A Organização Mundial da Saúde (OMS) já reconheceu a espiritualidade como um dos pilares da saúde, ao lado dos aspectos físicos, mentais e sociais. No Brasil, o Conselho Federal de Medicina (CFM) permite que médicos abordem questões espirituais em consultas, desde que com respeito à autonomia e crenças do paciente. Um grande passo dado!

A espiritualidade no ambiente hospitalar não significa imposição de crenças, apenas um olhar mais amplo sobre o paciente. Profissionais de saúde fazem perguntas como: O que lhe dá força nos momentos difíceis? Você tem alguma prática que o ajuda a lidar com a doença? Há algo importante para você que gostaria de compartilhar?

Minhas amigas que trabalham com medicina paliativa sempre me contam como o médico pode ser acolhedor, gentil e ajudar de alguma forma, quando o que resta a fazer é dar dignidade e amor para o paciente seguir o final de sua jornada. E quando há chances de vida, essas questões permitem ao profissional entender melhor o paciente e oferecer um cuidado mais humanizado e eficaz.

Além da abordagem tradicional, muitas terapias integrativas incluem componentes espirituais, como o yoga, a meditação, o mindfulness e a respiração consciente. No Brasil, o Sistema Único de Saúde (SUS) já reconhece e oferece algumas dessas práticas como parte do tratamento complementar. Sinceramente, eu vibro muito com estas conquistas.
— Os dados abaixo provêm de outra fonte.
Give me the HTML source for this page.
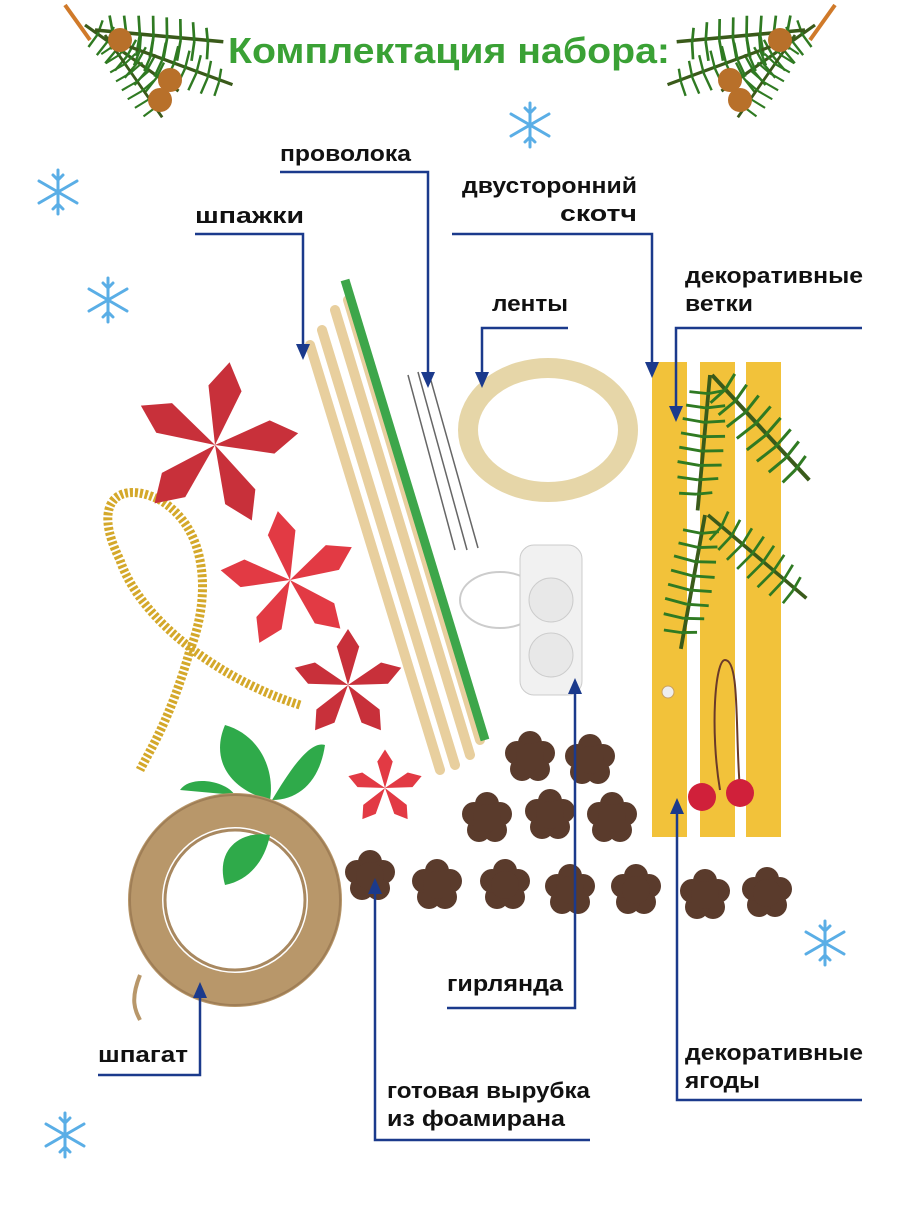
<!DOCTYPE html>
<html><head><meta charset="utf-8"><style>
body{margin:0;background:#fff;width:900px;height:1200px;overflow:hidden;font-family:"Liberation Sans",sans-serif}
</style></head><body>
<svg width="900" height="1200" viewBox="0 0 900 1200" xmlns="http://www.w3.org/2000/svg" font-family="Liberation Sans, sans-serif">
<defs>
<g id="fl"><g fill="#5a3b2c"><circle cx="0" cy="-14" r="12"/><circle cx="13" cy="-4" r="12"/><circle cx="8" cy="12" r="12"/><circle cx="-8" cy="12" r="12"/><circle cx="-13" cy="-4" r="12"/><circle r="14"/></g></g>
<g id="poin"><g><path d="M0,0 L-14,-48 L0,-70 L14,-48Z"/><path d="M0,0 L-14,-48 L0,-70 L14,-48Z" transform="rotate(72)"/><path d="M0,0 L-14,-48 L0,-70 L14,-48Z" transform="rotate(144)"/><path d="M0,0 L-14,-48 L0,-70 L14,-48Z" transform="rotate(216)"/><path d="M0,0 L-14,-48 L0,-70 L14,-48Z" transform="rotate(288)"/></g></g>
<g id="sf" stroke="#5aaee6" stroke-width="3" stroke-linecap="round" fill="none"><path d="M0,-22V22M-19,-11L19,11M-19,11L19,-11M-5,-17L0,-12L5,-17M-5,17L0,12L5,17"/></g>
<g id="pine" stroke="#2f7a22" stroke-width="3"><path d="M0,0 L60,130" stroke="#3a5a1a" stroke-width="4"/>
<path d="M8,18l-18,8M14,32l-20,8M20,46l-22,8M26,60l-22,8M32,74l-22,8M38,88l-22,8M44,102l-20,8M50,116l-16,8M8,18l14,-12M14,32l16,-12M20,46l18,-12M26,60l20,-12M32,74l20,-12M38,88l20,-12M44,102l18,-12M50,116l14,-10"/></g>
<g id="corner">
<use href="#pine" transform="translate(20,20) rotate(-30) scale(0.8)"/>
<use href="#pine" transform="translate(30,25) rotate(-60) scale(0.9)"/>
<use href="#pine" transform="translate(40,30) rotate(-10) scale(0.7)"/>
<use href="#pine" transform="translate(60,40) rotate(-45) scale(0.8)"/>
<path d="M0,0 L25,35" stroke="#d07a2a" stroke-width="4"/>
<circle cx="55" cy="35" r="12" fill="#b8702a"/><circle cx="105" cy="75" r="12" fill="#b8702a"/><circle cx="95" cy="95" r="12" fill="#b8702a"/>
</g>
</defs>

<text x="228" y="63" font-size="36" font-weight="bold" fill="#3aa135" textLength="442" lengthAdjust="spacingAndGlyphs">Комплектация набора:</text>
<use href="#corner" transform="translate(65,5)"/>
<use href="#corner" transform="translate(835,5) scale(-1,1)"/>

<use href="#sf" x="530" y="125"/><use href="#sf" x="58" y="192"/><use href="#sf" x="108" y="300"/><use href="#sf" x="825" y="943"/><use href="#sf" x="65" y="1135"/>

<path d="M300,705 C220,680 140,620 120,560 C90,500 120,480 160,500 C210,530 210,600 190,650 C170,720 150,750 140,770" fill="none" stroke="#d4a82a" stroke-width="9" stroke-dasharray="3 2"/>
<g fill="#c8303a"><use href="#poin" transform="translate(215,445) scale(1.2) rotate(10)"/></g>
<g fill="#e23a44"><use href="#poin" transform="translate(290,580) scale(1.0) rotate(-10)"/></g>
<g fill="#c8303a"><use href="#poin" transform="translate(348,685) scale(0.8)"/></g>
<g fill="#e23a44"><use href="#poin" transform="translate(385,788) scale(0.55)"/></g>
<path d="M270,800 C230,790 210,760 225,725 C260,735 275,770 270,800Z" fill="#2faa4a"/>
<path d="M272,800 C290,770 310,740 325,745 C320,780 300,800 272,800Z" fill="#2faa4a"/>
<path d="M180,790 C190,775 225,780 235,795Z" fill="#2faa4a"/>
<circle cx="235" cy="900" r="90" fill="none" stroke="#b8976a" stroke-width="34"/>
<circle cx="235" cy="900" r="70" fill="none" stroke="#a88860" stroke-width="3"/>
<circle cx="235" cy="900" r="105" fill="none" stroke="#9f7e56" stroke-width="2"/>
<path d="M225,885 C215,850 240,830 270,835 C265,860 250,880 225,885Z" fill="#2faa4a"/>
<path d="M140,975 C130,1000 135,1010 140,1020" stroke="#b8976a" stroke-width="4" fill="none"/>
<g stroke="#e8cf9e" stroke-width="10" stroke-linecap="round">
<path d="M310,345 L440,770"/><path d="M322,330 L455,765"/><path d="M335,310 L470,755"/><path d="M348,300 L480,740"/></g>
<path d="M345,280 L485,740" stroke="#3da64a" stroke-width="9"/>
<g stroke="#666" stroke-width="1.5"><path d="M408,375 L455,550"/><path d="M418,372 L467,550"/><path d="M428,370 L478,548"/></g>
<ellipse cx="548" cy="430" rx="80" ry="62" fill="none" stroke="#e6d6a8" stroke-width="20"/>
<ellipse cx="500" cy="600" rx="40" ry="28" fill="none" stroke="#ccc" stroke-width="2"/>
<rect x="520" y="545" width="62" height="150" rx="14" fill="#f1f1f1" stroke="#ccc"/>
<circle cx="551" cy="600" r="22" fill="#e8e8e8" stroke="#ccc"/><circle cx="551" cy="655" r="22" fill="#e8e8e8" stroke="#ccc"/>
<rect x="652" y="362" width="35" height="475" fill="#f2c23a"/>
<rect x="700" y="362" width="35" height="475" fill="#f2c23a"/>
<rect x="746" y="362" width="35" height="475" fill="#f2c23a"/>
<use href="#pine" transform="translate(710,375) rotate(30) scale(0.95)"/>
<use href="#pine" transform="translate(712,375) rotate(-18) scale(1.0)"/>
<use href="#pine" transform="translate(705,515) rotate(35) scale(0.95)"/>
<use href="#pine" transform="translate(708,515) rotate(-25) scale(0.9)"/>
<path d="M720,790 C710,730 715,660 725,660 C740,660 735,730 740,790" fill="none" stroke="#6a3a2a" stroke-width="2"/>
<circle cx="702" cy="797" r="14" fill="#d0203a"/><circle cx="740" cy="793" r="14" fill="#d0203a"/>
<circle cx="668" cy="692" r="6" fill="#eee" stroke="#c9a060"/>
<use href="#fl" x="530" y="757"/><use href="#fl" x="590" y="760"/>
<use href="#fl" x="487" y="818"/><use href="#fl" x="550" y="815"/><use href="#fl" x="612" y="818"/>
<use href="#fl" x="370" y="876"/><use href="#fl" x="437" y="885"/><use href="#fl" x="505" y="885"/><use href="#fl" x="570" y="890"/><use href="#fl" x="636" y="890"/><use href="#fl" x="705" y="895"/><use href="#fl" x="767" y="893"/>

<g fill="none" stroke="#1b3a8c" stroke-width="2.5">
<path d="M280,172H428V378"/>
<path d="M195,234H303V350"/>
<path d="M452,234H652V368"/>
<path d="M568,328H482V378"/>
<path d="M862,328H676V412"/>
<path d="M447,1008H575V688"/>
<path d="M98,1075H200V992"/>
<path d="M590,1140H375V888"/>
<path d="M862,1100H677V808"/>
</g>
<g fill="#1b3a8c">
<path d="M421,372h14l-7,16z"/>
<path d="M296,344h14l-7,16z"/>
<path d="M645,362h14l-7,16z"/>
<path d="M475,372h14l-7,16z"/>
<path d="M669,406h14l-7,16z"/>
<path d="M568,694h14l-7,-16z"/>
<path d="M193,998h14l-7,-16z"/>
<path d="M368,894h14l-7,-16z"/>
<path d="M670,814h14l-7,-16z"/>
</g>
<g font-size="22" font-weight="bold" fill="#111" lengthAdjust="spacingAndGlyphs">
<text x="280" y="161" textLength="131" lengthAdjust="spacingAndGlyphs">проволока</text>
<text x="195" y="223" textLength="109" lengthAdjust="spacingAndGlyphs">шпажки</text>
<text x="462" y="193" textLength="175" lengthAdjust="spacingAndGlyphs">двусторонний</text>
<text x="560" y="221" textLength="77" lengthAdjust="spacingAndGlyphs">скотч</text>
<text x="492" y="311" textLength="76" lengthAdjust="spacingAndGlyphs">ленты</text>
<text x="685" y="283" textLength="178" lengthAdjust="spacingAndGlyphs">декоративные</text>
<text x="685" y="311" textLength="68" lengthAdjust="spacingAndGlyphs">ветки</text>
<text x="447" y="991" textLength="116" lengthAdjust="spacingAndGlyphs">гирлянда</text>
<text x="98" y="1062" textLength="90" lengthAdjust="spacingAndGlyphs">шпагат</text>
<text x="387" y="1098" textLength="203" lengthAdjust="spacingAndGlyphs">готовая вырубка</text>
<text x="387" y="1126" textLength="178" lengthAdjust="spacingAndGlyphs">из фоамирана</text>
<text x="685" y="1060" textLength="178" lengthAdjust="spacingAndGlyphs">декоративные</text>
<text x="685" y="1088" textLength="75" lengthAdjust="spacingAndGlyphs">ягоды</text>
</g>
</svg>
</body></html>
A criação de uma comissão de saúde e espiritualidade pelo Conselho Regional de Medicina reflete uma tendência mundial de humanização do cuidado e reconhecimento da importância dos aspectos subjetivos da saúde. Considerar a espiritualidade como parte da assistência não significa afastar-se da ciência, mas integrar abordagens que favorecem o bem-estar global dos pacientes. O desafio agora é capacitar os profissionais de saúde para que possam incluir essa dimensão em seus atendimentos de forma ética, respeitosa e baseada em evidências. A medicina do futuro não será apenas tecnológica, mas profundamente humana. Muita saúde a todos.